Il y a parfois d’étranges concordances de dates entre débuts et fins de
vie et il arrive que tel ou tel mois porte en lui, pour certaines
familles, une sorte de malédiction qui se confirme au fil du temps. Ici,
c’est février qui se pare de noir. Et tout particulièrement deux de ses
jours. Le 19, jour de naissance et de mort de la grand-mère maternelle
et le 17, jour de l’enterrement du père (1987) et jour de naissance
(1951) et de mort (2009) de la mère. C’est elle que Gladys Brégeon
évoque. En s’arrêtant sur ce corps qui l’a vu naître et qu’elle a vu
vivre et s’agiter, puis dépérir, mourir et disparaître.

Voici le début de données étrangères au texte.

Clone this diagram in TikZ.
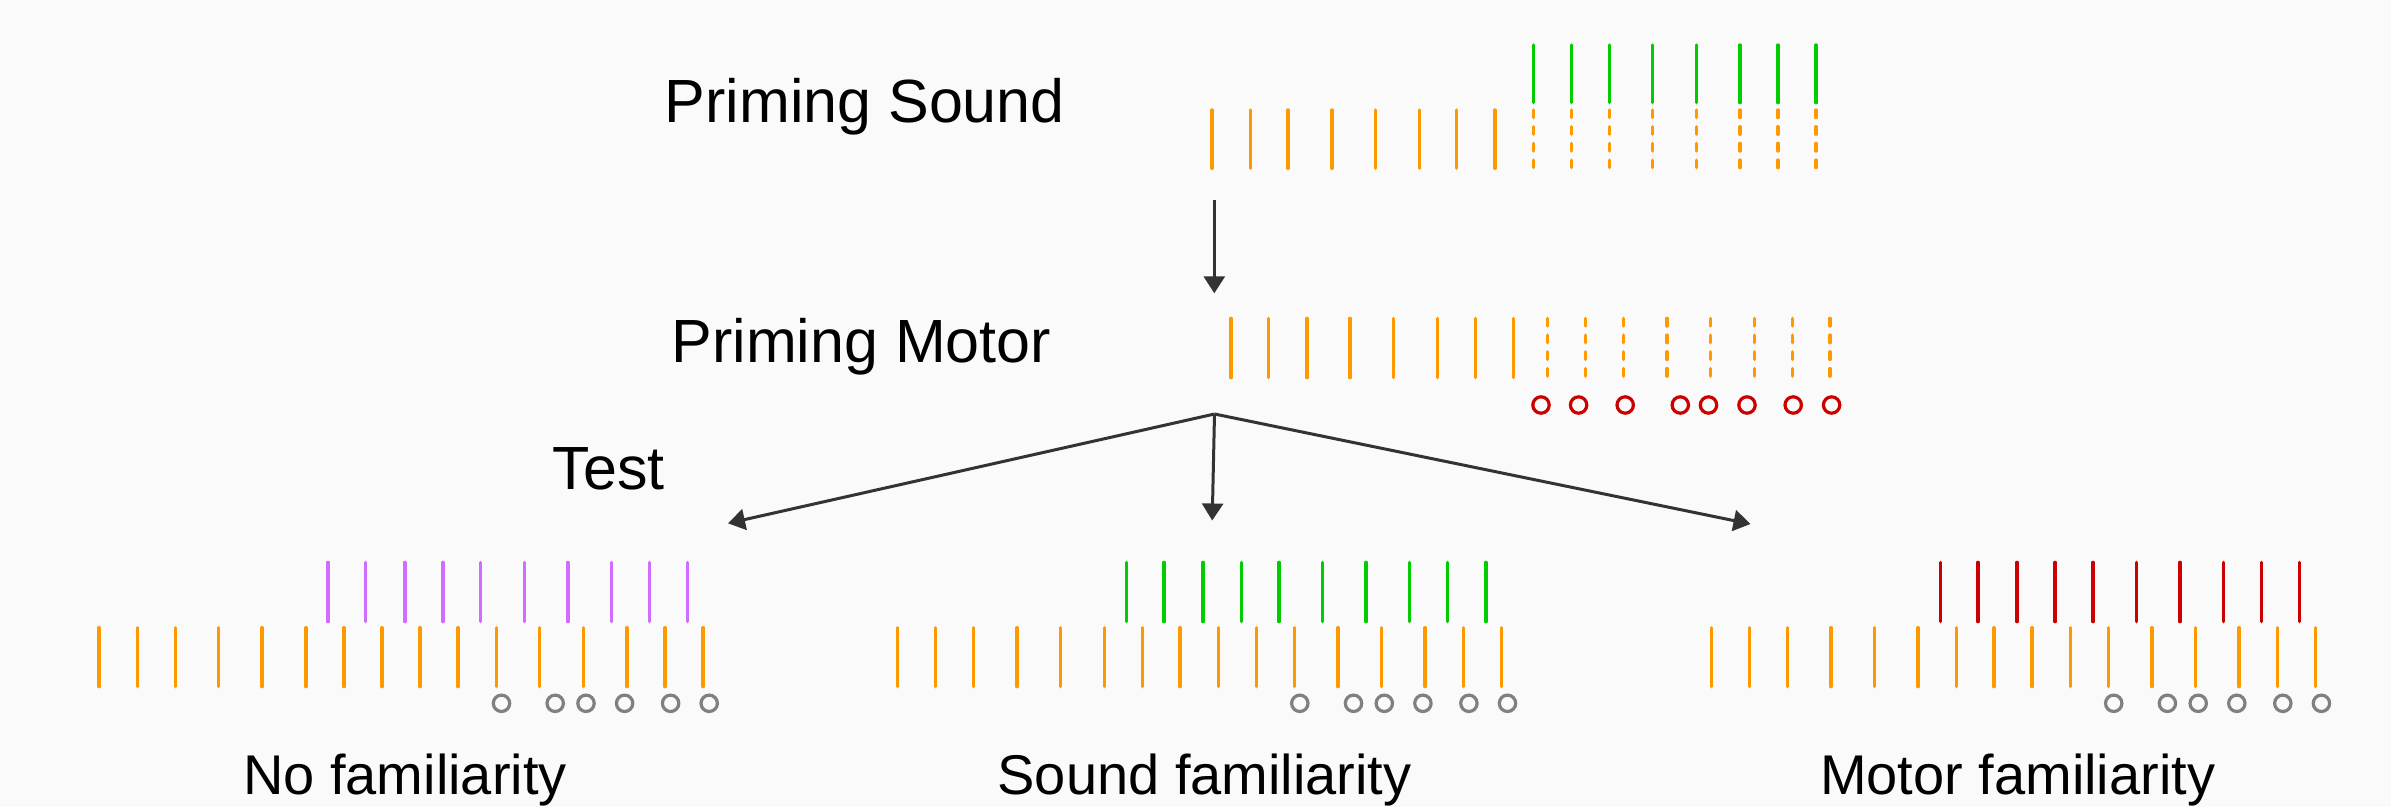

« Je me souviens de ses genoux
De ses chevilles
De la forme de son pied au repos
De son dos
Cette courbe que j’ai massée
Sous laquelle tout la tuait
Sa douceur
Sa maigreur »
Elle note avec brièveté et précision les manques, les habitudes, les
moments de bien-être, les muscles tendus, détendus, la souplesse, la
vivacité, la respiration calme ou haletante, la subtile mécanique d’un
corps qui tourne rond avant de se dérégler, provoquant par là même un
autre déraillement, plus intérieur et profond, qui laisse les témoins
hagards et sans voix.
« Je ne comprends pas ce qu’elle me dit
Dieu
Des visites
Ma sœur
La sienne
Les prolongations
Dit-elle »
Il faut peu de mots, et peu de pages, à Gladys Brégeon
pour toucher de près le départ de celle qui s’éloigne du
« centre-vie ». Son livre, hommage - et tombeau - à « Celle d’où je
viens / Ma mère », est simple et concis. D’une grande sobriété. Et d’une
infinie délicatesse.
« Le corps
Qu’allons-nous faire sans le corps
Et avec
Qu’allons-nous faire du corps »
Gladys Brégeon : j’ai connu le corps de ma mère, éditions Isabelle Sauvage.